Currently, tests are typically administered only once, and the score received on this single test is the one that is entered in the grade book for that unit, topic or subject. This format makes test-taking a way for the teacher, student and parents to determine how well the student understands the material. In general, tests can be effective ways for students to demonstrate and assess their knowledge on the topic. While this form of assessment is certainly necessary for students to illustrate how much they have learned, test-taking can be reformed to not only assess student’s current understanding of the topic, but also to encourage students to gradually build and refine their understanding for the long-term.
In order to solidify long-term learning’s presence in the testing process, teachers can offer retake tests multiple times after the first version of the exam has been administered.
First of all, offering retakes can give the students who have the motivation to study and learn the material over a longer period of time the opportunity to redeem themselves after a poor test score. A student’s performance on a single, given day can often be misrepresentative of their true knowledge, and a student who is willing to retake the test and review the material once more will eventually benefit from the continuous review.
By offering future opportunities for students to improve their grade, teachers give students an incentive to relearn and revisit old topics. Once a student has returned to a topic, they have already been exposed to the information multiple times, and this repetition can improve the student’s capacity to remember that information in the future.
A grading system that uses multiple retakes also encourages students to develop healthy study habits, where they can benefit from studying the content over time and continue to refine their understanding of the topic. While students may inevitably procrastinate on their work, having this revised grading system rewards students for studying small pieces of material in separate instances and can ultimately be beneficial and deter students from cramming a large amount of information in a short amount of time.

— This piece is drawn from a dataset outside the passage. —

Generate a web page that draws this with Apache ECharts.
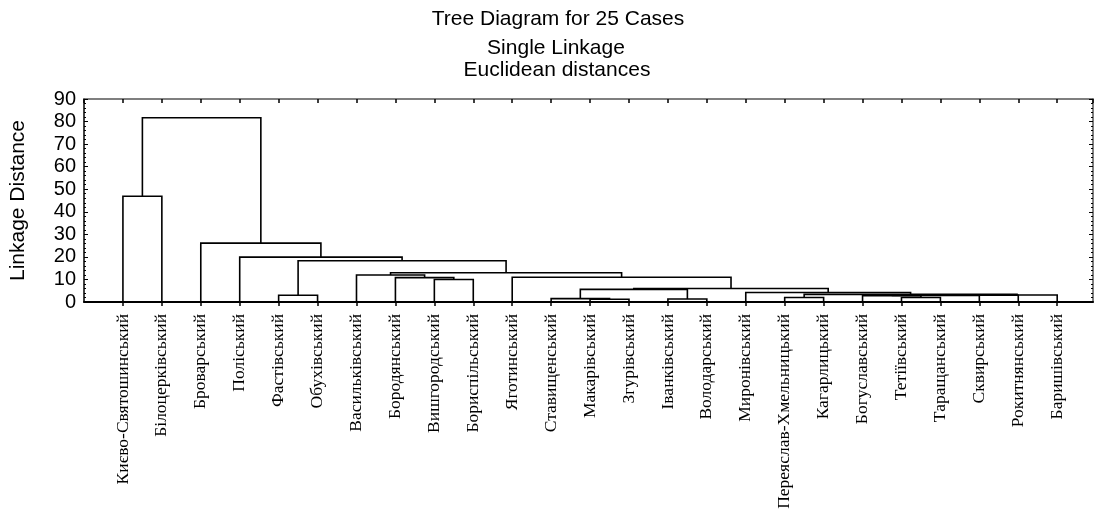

In addition, if allowed to take future retake exams, student can utilize the tests they have already taken to highlight which topics that they already have a firm grasp on, and which topics that they need to pay more attention to.
By granting students the chance to use each test as a learning experience, with a clearer understanding of what needs to be reviewed, tests can become not only a means of assessing students’ knowledge of the topic but also a way to transform test taking into a learning experience.